Given task:
Without the pictures, print the lines running from the beginning of the material to the line containing "import plotly.graph_objects as go", both ends included.

Stored items from a collection:
····················
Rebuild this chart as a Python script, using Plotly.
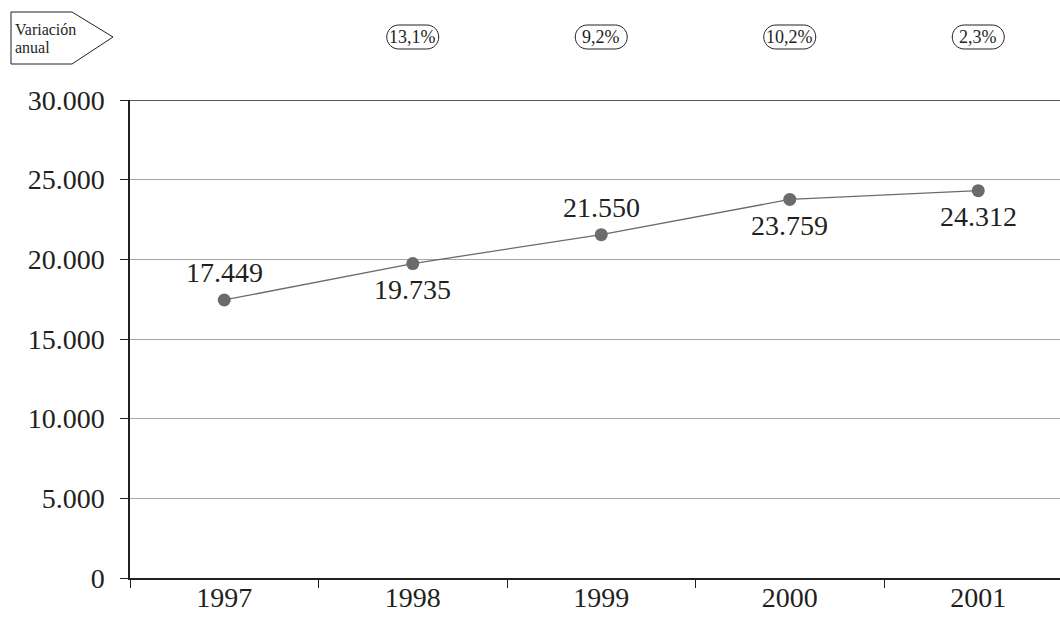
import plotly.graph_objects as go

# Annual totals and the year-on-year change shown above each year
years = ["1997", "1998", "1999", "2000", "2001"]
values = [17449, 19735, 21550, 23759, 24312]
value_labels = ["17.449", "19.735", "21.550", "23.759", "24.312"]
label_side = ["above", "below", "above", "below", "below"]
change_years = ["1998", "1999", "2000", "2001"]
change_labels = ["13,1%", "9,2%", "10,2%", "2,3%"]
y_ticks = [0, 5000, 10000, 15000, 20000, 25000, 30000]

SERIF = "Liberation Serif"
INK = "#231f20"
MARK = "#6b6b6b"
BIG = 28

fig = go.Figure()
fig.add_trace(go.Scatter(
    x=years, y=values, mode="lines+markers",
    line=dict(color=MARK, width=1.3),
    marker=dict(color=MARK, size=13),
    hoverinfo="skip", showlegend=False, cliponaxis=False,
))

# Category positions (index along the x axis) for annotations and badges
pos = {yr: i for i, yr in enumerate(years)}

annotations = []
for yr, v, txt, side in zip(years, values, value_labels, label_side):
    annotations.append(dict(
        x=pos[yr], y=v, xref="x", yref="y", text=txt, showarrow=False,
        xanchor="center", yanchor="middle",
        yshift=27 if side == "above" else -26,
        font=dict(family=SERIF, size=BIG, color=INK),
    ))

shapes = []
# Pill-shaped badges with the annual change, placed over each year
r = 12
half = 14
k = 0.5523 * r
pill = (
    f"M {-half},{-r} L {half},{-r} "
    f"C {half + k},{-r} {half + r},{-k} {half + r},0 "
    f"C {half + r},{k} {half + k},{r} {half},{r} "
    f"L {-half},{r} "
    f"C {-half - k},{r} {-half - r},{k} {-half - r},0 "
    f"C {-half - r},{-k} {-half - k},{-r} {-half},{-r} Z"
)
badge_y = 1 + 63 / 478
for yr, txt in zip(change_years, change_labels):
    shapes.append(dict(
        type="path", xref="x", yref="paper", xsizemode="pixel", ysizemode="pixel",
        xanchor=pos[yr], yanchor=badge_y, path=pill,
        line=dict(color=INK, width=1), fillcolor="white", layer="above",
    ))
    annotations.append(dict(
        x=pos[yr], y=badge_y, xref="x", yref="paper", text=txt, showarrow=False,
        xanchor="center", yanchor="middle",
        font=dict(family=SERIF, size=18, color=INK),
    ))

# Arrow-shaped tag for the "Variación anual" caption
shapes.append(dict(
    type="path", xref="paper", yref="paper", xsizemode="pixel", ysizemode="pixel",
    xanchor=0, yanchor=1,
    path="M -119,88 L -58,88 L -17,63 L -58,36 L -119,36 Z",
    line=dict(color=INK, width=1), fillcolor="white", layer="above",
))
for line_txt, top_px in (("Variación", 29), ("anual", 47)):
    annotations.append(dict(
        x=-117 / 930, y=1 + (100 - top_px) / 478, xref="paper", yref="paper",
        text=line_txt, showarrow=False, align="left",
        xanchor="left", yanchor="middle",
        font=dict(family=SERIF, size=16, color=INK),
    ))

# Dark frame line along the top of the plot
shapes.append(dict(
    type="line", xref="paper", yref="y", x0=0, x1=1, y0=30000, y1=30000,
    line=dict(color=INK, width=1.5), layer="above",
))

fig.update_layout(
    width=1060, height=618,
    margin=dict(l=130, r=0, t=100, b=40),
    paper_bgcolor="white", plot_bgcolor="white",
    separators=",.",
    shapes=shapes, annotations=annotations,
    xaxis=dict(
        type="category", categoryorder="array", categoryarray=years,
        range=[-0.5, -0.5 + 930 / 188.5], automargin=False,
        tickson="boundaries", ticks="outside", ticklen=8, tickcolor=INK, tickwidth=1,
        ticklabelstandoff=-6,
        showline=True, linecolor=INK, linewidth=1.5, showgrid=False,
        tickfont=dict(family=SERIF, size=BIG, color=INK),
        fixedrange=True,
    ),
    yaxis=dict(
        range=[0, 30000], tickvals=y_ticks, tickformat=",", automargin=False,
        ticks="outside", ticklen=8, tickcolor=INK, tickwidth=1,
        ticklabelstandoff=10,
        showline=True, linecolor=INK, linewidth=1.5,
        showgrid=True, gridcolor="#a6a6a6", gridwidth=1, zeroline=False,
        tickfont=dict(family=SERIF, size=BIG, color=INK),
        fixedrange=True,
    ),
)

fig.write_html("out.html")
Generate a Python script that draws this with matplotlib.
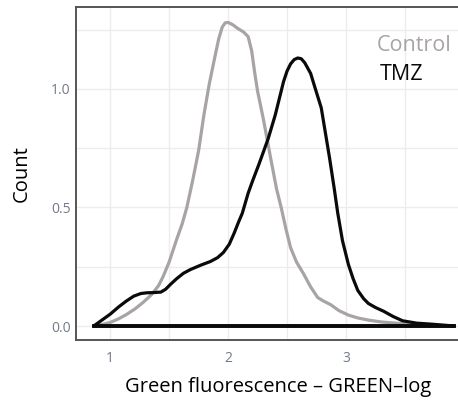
····················
Result below:
Rebuild this chart as a Python script, using Plotly.
import plotly.graph_objects as go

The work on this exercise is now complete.